## Data provided
* Begin *
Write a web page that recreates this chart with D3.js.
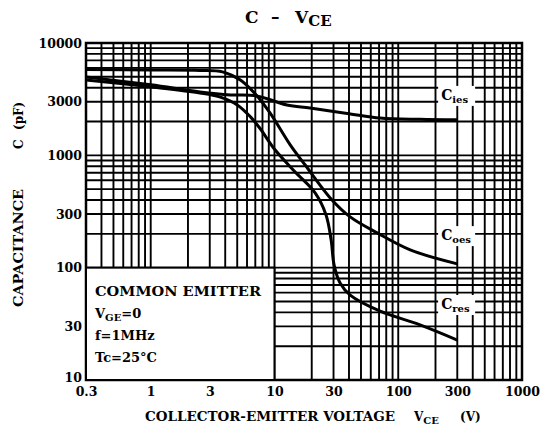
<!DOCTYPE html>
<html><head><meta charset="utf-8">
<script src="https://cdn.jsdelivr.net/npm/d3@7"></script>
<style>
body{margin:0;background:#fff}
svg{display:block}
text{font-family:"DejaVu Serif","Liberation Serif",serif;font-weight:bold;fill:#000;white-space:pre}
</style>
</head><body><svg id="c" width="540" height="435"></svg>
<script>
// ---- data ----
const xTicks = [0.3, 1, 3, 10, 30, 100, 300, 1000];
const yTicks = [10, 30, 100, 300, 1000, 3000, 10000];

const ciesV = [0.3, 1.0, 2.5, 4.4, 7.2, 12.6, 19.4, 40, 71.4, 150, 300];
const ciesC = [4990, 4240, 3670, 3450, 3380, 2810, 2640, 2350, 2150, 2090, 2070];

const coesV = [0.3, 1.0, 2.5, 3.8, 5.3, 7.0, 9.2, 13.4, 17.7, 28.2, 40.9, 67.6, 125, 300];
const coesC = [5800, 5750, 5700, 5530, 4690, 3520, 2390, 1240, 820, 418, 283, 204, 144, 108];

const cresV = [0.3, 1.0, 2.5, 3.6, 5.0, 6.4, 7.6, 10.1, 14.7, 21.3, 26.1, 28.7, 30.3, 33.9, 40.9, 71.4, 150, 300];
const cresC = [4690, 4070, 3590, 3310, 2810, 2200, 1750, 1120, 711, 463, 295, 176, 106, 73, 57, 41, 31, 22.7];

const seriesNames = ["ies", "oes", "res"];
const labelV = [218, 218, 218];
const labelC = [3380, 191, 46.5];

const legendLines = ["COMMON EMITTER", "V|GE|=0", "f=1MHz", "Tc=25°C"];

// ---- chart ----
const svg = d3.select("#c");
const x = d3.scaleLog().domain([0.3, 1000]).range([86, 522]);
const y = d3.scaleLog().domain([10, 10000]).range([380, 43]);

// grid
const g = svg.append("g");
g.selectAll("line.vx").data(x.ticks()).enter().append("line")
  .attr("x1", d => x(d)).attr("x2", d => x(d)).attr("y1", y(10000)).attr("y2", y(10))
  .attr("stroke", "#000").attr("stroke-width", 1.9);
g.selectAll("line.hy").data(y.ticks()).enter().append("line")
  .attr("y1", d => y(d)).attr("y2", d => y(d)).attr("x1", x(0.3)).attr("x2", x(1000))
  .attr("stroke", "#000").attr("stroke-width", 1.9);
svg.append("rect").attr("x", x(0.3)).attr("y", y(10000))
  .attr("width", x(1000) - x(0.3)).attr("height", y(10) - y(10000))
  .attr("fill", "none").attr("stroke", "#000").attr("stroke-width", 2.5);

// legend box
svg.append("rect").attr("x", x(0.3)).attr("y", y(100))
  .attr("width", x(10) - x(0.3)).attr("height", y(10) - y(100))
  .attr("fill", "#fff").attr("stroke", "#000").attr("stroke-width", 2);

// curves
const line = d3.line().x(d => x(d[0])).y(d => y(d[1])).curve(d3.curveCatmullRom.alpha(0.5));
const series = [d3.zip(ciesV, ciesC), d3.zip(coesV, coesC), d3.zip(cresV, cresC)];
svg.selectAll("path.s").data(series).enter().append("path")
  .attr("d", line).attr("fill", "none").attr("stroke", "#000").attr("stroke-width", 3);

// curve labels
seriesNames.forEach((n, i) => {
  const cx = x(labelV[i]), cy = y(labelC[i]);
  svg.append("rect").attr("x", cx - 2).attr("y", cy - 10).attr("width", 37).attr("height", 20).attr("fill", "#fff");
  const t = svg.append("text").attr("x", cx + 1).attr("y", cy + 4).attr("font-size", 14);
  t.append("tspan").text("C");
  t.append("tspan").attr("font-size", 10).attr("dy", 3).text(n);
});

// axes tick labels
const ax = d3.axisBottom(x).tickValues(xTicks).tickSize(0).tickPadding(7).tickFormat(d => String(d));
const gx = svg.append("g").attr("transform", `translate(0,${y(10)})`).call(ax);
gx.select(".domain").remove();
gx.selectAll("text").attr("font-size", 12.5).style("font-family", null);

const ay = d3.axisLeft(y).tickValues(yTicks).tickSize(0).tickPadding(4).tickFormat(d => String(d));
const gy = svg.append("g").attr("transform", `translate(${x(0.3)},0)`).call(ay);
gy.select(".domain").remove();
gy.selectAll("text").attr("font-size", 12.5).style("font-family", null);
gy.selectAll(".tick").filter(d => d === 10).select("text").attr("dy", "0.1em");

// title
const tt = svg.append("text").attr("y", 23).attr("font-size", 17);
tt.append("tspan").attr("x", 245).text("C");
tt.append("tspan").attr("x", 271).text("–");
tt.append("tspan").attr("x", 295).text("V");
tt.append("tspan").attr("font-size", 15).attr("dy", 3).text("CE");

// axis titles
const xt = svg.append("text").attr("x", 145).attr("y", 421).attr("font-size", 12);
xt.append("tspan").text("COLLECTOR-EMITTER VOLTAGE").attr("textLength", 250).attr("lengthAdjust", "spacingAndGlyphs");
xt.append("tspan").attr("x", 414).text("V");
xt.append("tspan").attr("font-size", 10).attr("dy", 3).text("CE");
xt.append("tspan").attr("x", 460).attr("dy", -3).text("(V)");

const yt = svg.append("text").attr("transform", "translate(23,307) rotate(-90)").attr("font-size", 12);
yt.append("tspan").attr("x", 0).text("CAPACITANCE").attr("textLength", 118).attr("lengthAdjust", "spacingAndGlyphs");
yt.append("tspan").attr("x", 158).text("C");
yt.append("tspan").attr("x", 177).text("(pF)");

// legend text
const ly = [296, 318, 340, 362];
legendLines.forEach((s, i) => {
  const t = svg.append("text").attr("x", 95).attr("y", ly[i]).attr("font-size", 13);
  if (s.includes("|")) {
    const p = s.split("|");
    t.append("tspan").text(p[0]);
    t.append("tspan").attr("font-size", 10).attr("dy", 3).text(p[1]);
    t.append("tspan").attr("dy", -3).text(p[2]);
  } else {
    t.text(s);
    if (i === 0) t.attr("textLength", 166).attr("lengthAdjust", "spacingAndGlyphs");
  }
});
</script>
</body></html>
* End *
* Begin *
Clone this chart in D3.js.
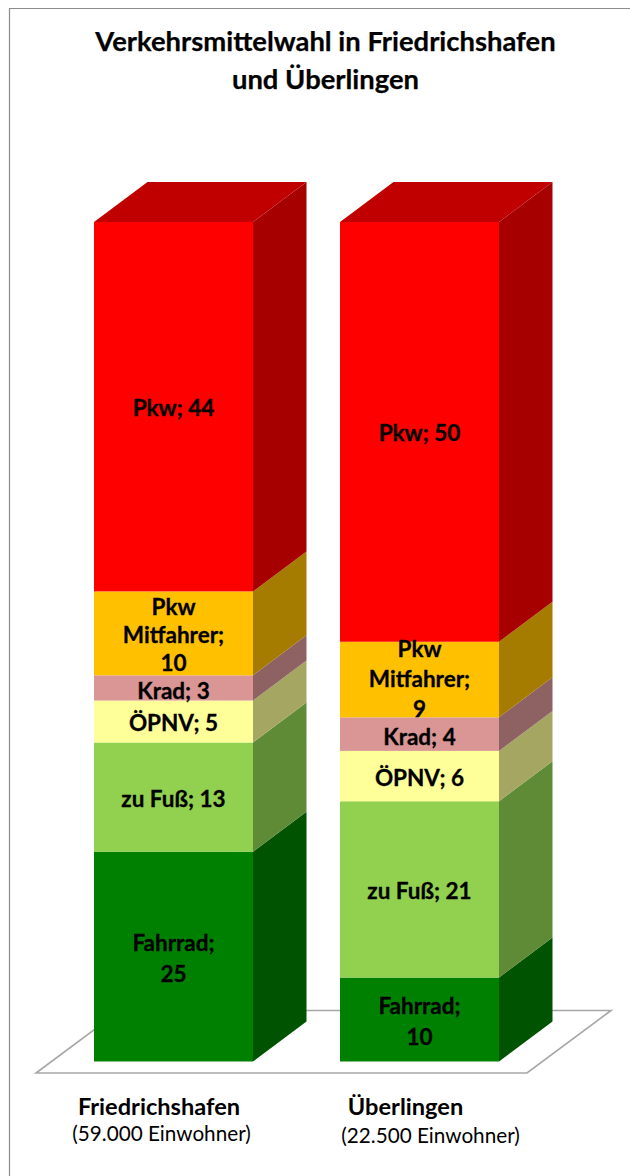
* End *
Extract each line from the listing that holds the word "this".

Write a web page that recreates this chart with D3.js.
Clone this chart in D3.js.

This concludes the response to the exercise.